Während wir also digital, emotional und pädagogisch gestärkt aus der jüngsten globalen Krise herausgehen, besinnen wir uns auf das, was die Deutsche Schule Santiago seit Beginn ihrer Tage ausgezeichnet hat: Ein übergeordnetes Ziel und die Kooperationsbereitschaft, um dieses zu erreichen. Mit der Erfahrung und dem Rückenwind aus 130 Jahren in den Segeln ist die Deutsche Schule Santiago engagiertes Mitglied im Verband «Deutsche Auslandsschulen International»(DAS) und im «Weltverband Deutscher Auslandsschulen» (WDA). Das uns verliehene Gütesiegel «Exzellente Deutsche Auslandsschule» ist für uns Verpflichtung gleichwohl Lehrern, Schülern und Eltern gegenüber.

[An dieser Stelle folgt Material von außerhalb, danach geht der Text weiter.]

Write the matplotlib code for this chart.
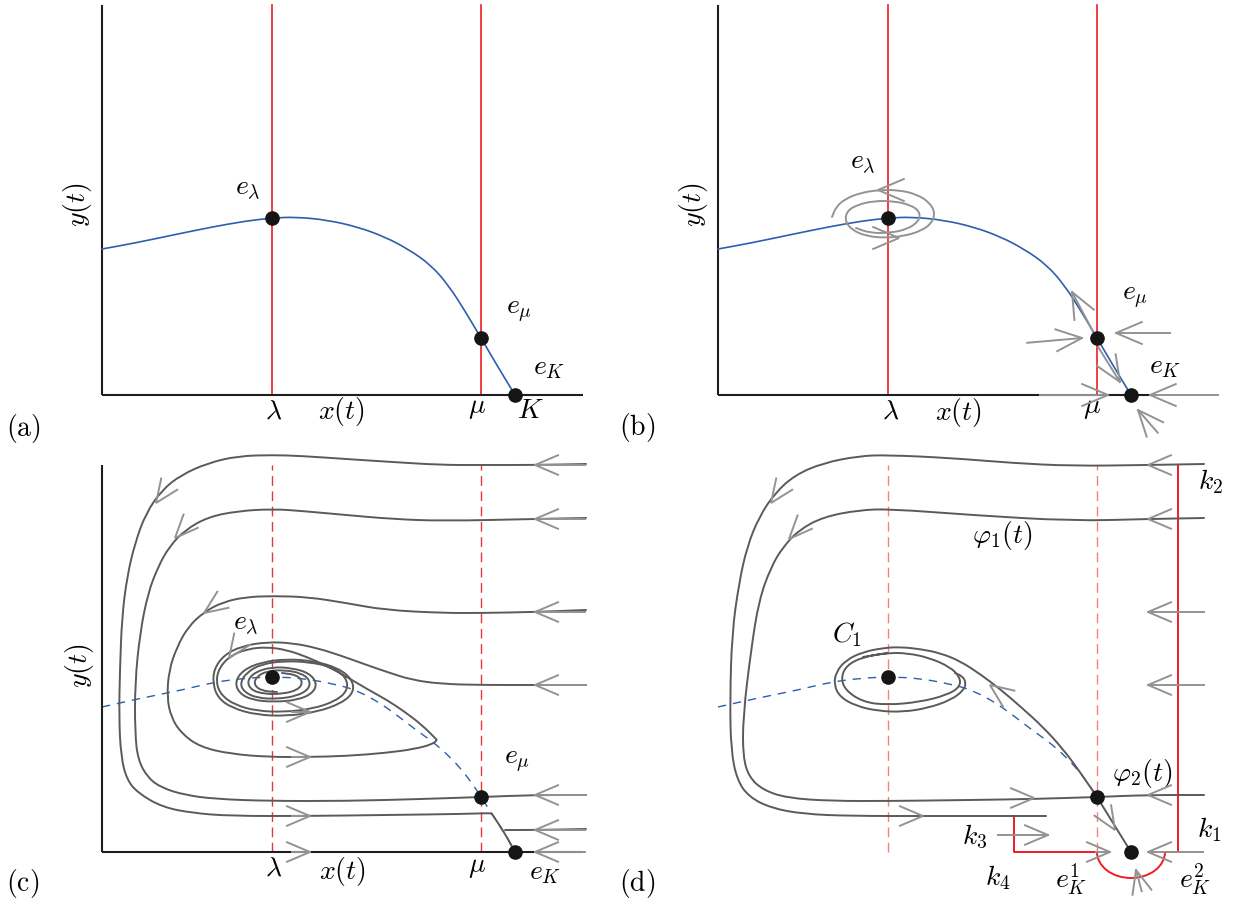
import numpy as np
import matplotlib
matplotlib.use("Agg")
import matplotlib.pyplot as plt
from matplotlib.patches import Arc, PathPatch
from matplotlib.path import Path

plt.rcParams['mathtext.fontset'] = 'cm'
plt.rcParams['font.family'] = ['DejaVu Serif']

# ---------------- data (panel coordinates: origin at the axes corner) ----------------
LAM, MU, K = 170, 379, 413
Y_LAM, Y_MU = 177, 57
X_END, Y_TOP = 481, 390

# prey nullcline, panels (a),(b)
NULL_AB = [(0, 146), (33, 152), (71, 160), (110, 168), (144, 174), (170, 177), (194, 178),
           (225, 175), (256, 168), (283, 158), (306, 146), (329, 130), (347, 109),
           (363, 84), (379, 57), (396, 28), (413, 0)]
# prey nullcline, panels (c),(d)
NULL_CD = [(0, 145), (40, 154), (80, 162), (113, 170), (145, 174), (170, 175), (200, 174),
           (237, 167), (256, 161), (278, 149), (296, 136), (314, 122), (331, 110),
           (346, 97), (360, 82), (372, 66), (379, 55), (390, 38), (402, 20), (413, 0)]

# (b) local spiral around e_lambda
B_SPIRAL = [(114, 178), (118, 188), (127, 196), (142, 202), (160, 205), (180, 205), (198, 201),
            (211, 193), (217, 183), (214, 172), (203, 164), (186, 159), (167, 157), (148, 159),
            (134, 165), (127, 174), (129, 184), (139, 190), (155, 194), (175, 194), (193, 190),
            (202, 183), (201, 174), (190, 166), (172, 162), (152, 162), (138, 167)]
# (b) arrows: x, y, direction (deg), shaft length
B_ARROWS = [(160, 205, 180, 0), (181, 157, 0, 0), (364, 57, 5, 55), (398, 62, 180, 54),
            (354, 103, 118, 45), (402, 13, -58, 41), (390, 0, 0, 68), (432, 0, 180, 68),
            (420, -15, 131, 30)]

# (c) trajectories
C_OUTER = [(484, 388), (433, 387), (380, 387), (340, 387), (290, 390), (244, 393), (200, 396),
           (171, 397), (136, 396), (106, 389), (79, 377), (60, 362), (44, 339), (33, 309),
           (25, 275), (20, 235), (18, 185), (17, 135), (19, 95), (25, 72), (36, 59), (60, 45),
           (90, 39), (129, 36), (206, 36), (283, 37), (360, 38), (389, 39), (390, 38),
           (398, 26), (406, 13), (413, 0)]
C_INNER = [(484, 334), (433, 333), (340, 331), (290, 333), (244, 337), (200, 341), (171, 343),
           (136, 341), (106, 335), (83, 322), (67, 305), (56, 285), (46, 259), (38, 219),
           (33, 169), (33, 119), (36, 92), (46, 74), (60, 64), (83, 57), (113, 53), (167, 51),
           (244, 51), (321, 53), (379, 55)]
C_MID = [(484, 242), (433, 240), (380, 239), (340, 239), (283, 242), (244, 249), (206, 255),
         (171, 256), (144, 255), (121, 250), (102, 240), (86, 225), (75, 205), (67, 182),
         (65, 155), (69, 135), (79, 119), (98, 105), (129, 98), (167, 95), (206, 95),
         (244, 96), (283, 99), (313, 103), (331, 108), (335, 112), (334, 113), (320, 127),
         (303, 140), (285, 152), (265, 163), (245, 175), (225, 186), (205, 195), (185, 202),
         (165, 205), (145, 203), (128, 196), (117, 184), (114, 170), (119, 157), (133, 147),
         (155, 141), (182, 140), (210, 143), (234, 151), (246, 162), (244, 175), (230, 185),
         (207, 190), (182, 191), (160, 188), (145, 180), (138, 169), (142, 160), (155, 154),
         (175, 153), (195, 156), (207, 163), (208, 172), (199, 179), (182, 182), (165, 181),
         (154, 175), (152, 167), (160, 161), (175, 160)]
C_SPIRAL = [(484, 167), (433, 167), (380, 167), (340, 168), (310, 172), (285, 180), (262, 188),
            (240, 196), (215, 204), (190, 209), (165, 210), (140, 206), (122, 197), (112, 183),
            (111, 168), (116, 154), (130, 144), (155, 137), (185, 136), (215, 140), (240, 149),
            (252, 160), (250, 173), (236, 184), (212, 191), (185, 193), (160, 190), (141, 182),
            (133, 170), (137, 159), (150, 152), (172, 150), (196, 152), (211, 159), (215, 169),
            (207, 179), (190, 184), (170, 185), (153, 180), (145, 171), (149, 162), (162, 158),
            (180, 158), (196, 162), (201, 170), (195, 177), (180, 179)]
C_TO_EMU = [(484, 57), (433, 57), (379, 55)]
C_LOW = [(484, 23), (433, 22), (403, 22)]
C_ARROWS = [(433, 387, 180, 50), (433, 333, 180, 50), (433, 240, 180, 50), (433, 167, 180, 50),
            (433, 57, 180, 50), (433, 22, 180, 50), (433, 0, 180, 50),
            (208, 140, 0, 18), (208, 95, 0, 18), (208, 36, 0, 18), (208, 0, 0, 18),
            (54, 349, -125, 0), (73, 314, -133, 0), (102, 239, -145, 0), (127, 194, -125, 0)]

# (d) trajectories
D_OUTER = [(486, 388), (430, 387), (354, 386), (294, 389), (233, 394), (169, 397), (141, 396),
           (105, 389), (77, 377), (57, 359), (41, 335), (29, 305), (21, 269), (14, 219),
           (12, 152), (13, 102), (19, 72), (31, 55), (53, 44), (85, 38), (133, 36), (213, 36),
           (294, 36), (328, 36)]
D_INNER = [(486, 334), (430, 333), (354, 331), (253, 337), (173, 343), (141, 342), (105, 335),
           (81, 322), (65, 305), (53, 285), (41, 252), (33, 202), (25, 135), (25, 95), (31, 75),
           (45, 62), (69, 54), (113, 51), (173, 51), (253, 52), (316, 53), (379, 55)]
D_TO_EMU = [(486, 57), (430, 57), (379, 55)]
D_EMU_EK = [(379, 55), (413, 0)]
D_PHI2 = [(379, 55), (362, 80), (345, 103), (325, 125), (303, 145), (282, 163), (262, 178),
          (242, 191), (222, 199), (202, 203), (182, 205), (165, 204), (145, 200), (128, 192),
          (118, 180), (116, 167), (122, 155), (138, 146), (160, 141), (185, 140), (210, 144),
          (233, 152), (246, 162), (248, 170), (244, 176), (237, 179)]
D_C1 = [(169, 199), (145, 195), (129, 187), (123, 175), (127, 162), (145, 150), (169, 147),
        (202, 150), (229, 157), (242, 165), (242, 175), (232, 185), (212, 194), (189, 199),
        (169, 199), (145, 195)]
D_RED_LEFT = [(296, 36), (296, 0), (379, 0)]
D_RED_RIGHT = [(447, 0), (460, 0), (460, 387)]
D_ARROWS = [(430, 387, 180, 0), (430, 333, 180, 0), (430, 240, 180, 56), (430, 167, 180, 56),
            (430, 57, 180, 0), (430, 0, 180, 55), (205, 36, 0, 0), (316, 54, 0, 0),
            (330, 17, 0, 50), (392, 0, 0, 14), (418, -18, 105, 22), (397, 22, -58, 0),
            (272, 167, 144, 0), (53, 349, -125, 0), (71, 313, -133, 0)]

# ---------------- styles ----------------
AX_C = '#1e1e1e'
RED = '#ee1d23'
RED_D = '#e8383d'
RED_L = '#f28080'
BLUE = '#2c5fae'
TRAJ = '#5a5a5a'
ARR = '#939393'
FS = 20

W, H = 1236, 906
fig = plt.figure(figsize=(W / 100, H / 100), dpi=100)
XL, XR, YB, YT = -100, 515, -52, 400
ORIGINS = {'a': (102, 395), 'b': (718, 395), 'c': (102, 852), 'd': (718, 852)}


def make_ax(key):
    ox, oy = ORIGINS[key]
    left = (ox + XL) / W
    bottom = (H - (oy - YB)) / H
    ax = fig.add_axes([left, bottom, (XR - XL) / W, (YT - YB) / H])
    ax.set_xlim(XL, XR)
    ax.set_ylim(YB, YT)
    ax.axis('off')
    ax.patch.set_alpha(0)
    return ax


def xy(pts):
    a = np.asarray(pts, float)
    return a[:, 0], a[:, 1]


def smooth(ax, pts, color, lw, zorder, dashes=None):
    """Quadratic B-spline path with the listed points as control points."""
    p = np.asarray(pts, float)
    if len(p) < 3:
        verts, codes = [p[0], p[-1]], [Path.MOVETO, Path.LINETO]
    else:
        mids = (p[:-1] + p[1:]) / 2
        verts = [p[0], mids[0]]
        codes = [Path.MOVETO, Path.LINETO]
        for i in range(1, len(p) - 1):
            verts += [p[i], mids[i]]
            codes += [Path.CURVE3, Path.CURVE3]
        verts.append(p[-1])
        codes.append(Path.LINETO)
    patch = PathPatch(Path(verts, codes), fill=False, edgecolor=color, lw=lw,
                      zorder=zorder, capstyle='round', joinstyle='round', clip_on=False)
    if dashes is not None:
        patch.set_linestyle((0, dashes))
        patch.set_capstyle('butt')
    ax.add_patch(patch)


def arrows(ax, specs, arm=25, half=23, lw=1.4):
    for (x, y, ang, shaft) in specs:
        a = np.deg2rad(ang)
        h = np.deg2rad(half)
        b1, b2 = a + np.pi + h, a + np.pi - h
        ax.plot([x + arm * np.cos(b1), x, x + arm * np.cos(b2)],
                [y + arm * np.sin(b1), y, y + arm * np.sin(b2)],
                color=ARR, lw=lw, zorder=6, solid_joinstyle='miter', clip_on=False)
        if shaft:
            ax.plot([x, x - shaft * np.cos(a)], [y, y - shaft * np.sin(a)],
                    color=ARR, lw=lw, zorder=6, clip_on=False)


def dot(ax, x, y):
    ax.plot([x], [y], 'o', color='#151515', ms=9.5, zorder=10, clip_on=False)


def txt(ax, s, x, y, **kw):
    ax.text(x, y, s, fontsize=FS, ha='center', va='center', clip_on=False, **kw)


def frame(ax, xend, ytop=Y_TOP):
    ax.plot([0, 0], [0, ytop], color=AX_C, lw=1.5, zorder=3, solid_capstyle='butt')
    ax.plot([0, xend], [0, 0], color=AX_C, lw=1.5, zorder=3, solid_capstyle='butt')


# ---------------- (a) ----------------
ax = make_ax('a')
frame(ax, X_END)
for xv in (LAM, MU):
    ax.plot([xv, xv], [0, Y_TOP], color=RED, lw=1.2, zorder=2)
smooth(ax, NULL_AB, BLUE, 1.2, 4)
dot(ax, LAM, Y_LAM); dot(ax, MU, Y_MU); dot(ax, K, 0)
txt(ax, r'$e_\lambda$', 146, 206)
txt(ax, r'$e_\mu$', 417, 84)
txt(ax, r'$e_K$', 447, 27)
txt(ax, r'$\lambda$', 172, -16)
txt(ax, r'$x(t)$', 239, -17)
txt(ax, r'$\mu$', 375, -13)
txt(ax, r'$K$', 428, -16)
txt(ax, r'$\mathrm{(a)}$', -79, -34)
txt(ax, r'$y(t)$', -24, 190, rotation=90)

# ---------------- (b) ----------------
ax = make_ax('b')
frame(ax, 434)
for xv in (LAM, MU):
    ax.plot([xv, xv], [0, Y_TOP], color=RED, lw=1.2, zorder=2)
smooth(ax, NULL_AB, BLUE, 1.2, 4)
smooth(ax, B_SPIRAL, ARR, 1.4, 5)
arrows(ax, B_ARROWS, arm=28)
dot(ax, LAM, Y_LAM); dot(ax, MU, Y_MU); dot(ax, K, 0)
txt(ax, r'$e_\lambda$', 145, 232)
txt(ax, r'$e_\mu$', 417, 98)
txt(ax, r'$e_K$', 447, 28)
txt(ax, r'$\lambda$', 173, -16)
txt(ax, r'$x(t)$', 240, -18)
txt(ax, r'$\mu$', 374, -13)
txt(ax, r'$\mathrm{(b)}$', -81, -33)
txt(ax, r'$y(t)$', -25, 190, rotation=90)

# ---------------- (c) ----------------
ax = make_ax('c')
frame(ax, X_END, 387)
for xv in (LAM, MU):
    ax.plot([xv, xv], [0, 387], color=RED_D, lw=1.0, dashes=(7, 4), zorder=2)
smooth(ax, NULL_CD, BLUE, 1.0, 2, dashes=(6, 5))
for tr in (C_OUTER, C_INNER, C_MID, C_SPIRAL, C_TO_EMU, C_LOW):
    smooth(ax, tr, TRAJ, 1.4, 4)
arrows(ax, C_ARROWS)
dot(ax, LAM, 175); dot(ax, MU, 55); dot(ax, K, 0)
txt(ax, r'$e_\lambda$', 144, 229)
txt(ax, r'$e_\mu$', 415, 92)
txt(ax, r'$e_K$', 443, -21)
txt(ax, r'$\lambda$', 172, -16)
txt(ax, r'$x(t)$', 240, -20)
txt(ax, r'$\mu$', 375, -15)
txt(ax, r'$\mathrm{(c)}$', -79, -31)
txt(ax, r'$y(t)$', -23, 186, rotation=90)

# ---------------- (d) ----------------
ax = make_ax('d')
for xv in (LAM, MU):
    ax.plot([xv, xv], [0, 387], color=RED_L, lw=1.0, dashes=(7, 4), zorder=2)
smooth(ax, [p for p in NULL_CD if p[0] <= MU], BLUE, 1.0, 2, dashes=(6, 5))
for tr in (D_OUTER, D_INNER, D_TO_EMU, D_EMU_EK, D_PHI2, D_C1):
    smooth(ax, tr, TRAJ, 1.4, 4)
x, y = xy(D_RED_LEFT)
ax.plot(x, y, color=RED, lw=1.4, zorder=3)
x, y = xy(D_RED_RIGHT)
ax.plot(x, y, color=RED, lw=1.4, zorder=3)
ax.add_patch(Arc((K, 0), 68, 52, theta1=180, theta2=360, color=RED, lw=1.4, zorder=3))
arrows(ax, D_ARROWS)
dot(ax, LAM, 175); dot(ax, MU, 55); dot(ax, K, 0)
txt(ax, r'$k_2$', 493, 370)
txt(ax, r'$\varphi_1(t)$', 284, 317)
txt(ax, r'$C_1$', 129, 217)
txt(ax, r'$\varphi_2(t)$', 424, 78)
txt(ax, r'$k_1$', 491, 22)
txt(ax, r'$k_3$', 257, 15)
txt(ax, r'$k_4$', 280, -26)
txt(ax, r'$e_K^1$', 353, -27)
txt(ax, r'$e_K^2$', 477, -27)
txt(ax, r'$\mathrm{(d)}$', -81, -31)

fig.savefig('out.png', dpi=100)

Auf die Zukunft bauen wir schon heute und bereiten unsere Infrastruktur darauf vor, in den kommenden Jahren bis zu 3.000 Schüler an der Deutschen Schule Santiago auszubilden. Sie ist seit ihren Anfängen wahrlich in jeglicher Hinsicht gewachsen. Eine Pandemie konnte uns dabei nicht aufhalten. Sie hat uns vielmehr unsere traditionellen Stärken vor Augen geführt, uns dabei geholfen, über uns hinauszuwachsen und die Zukunft selbst zu gestalten.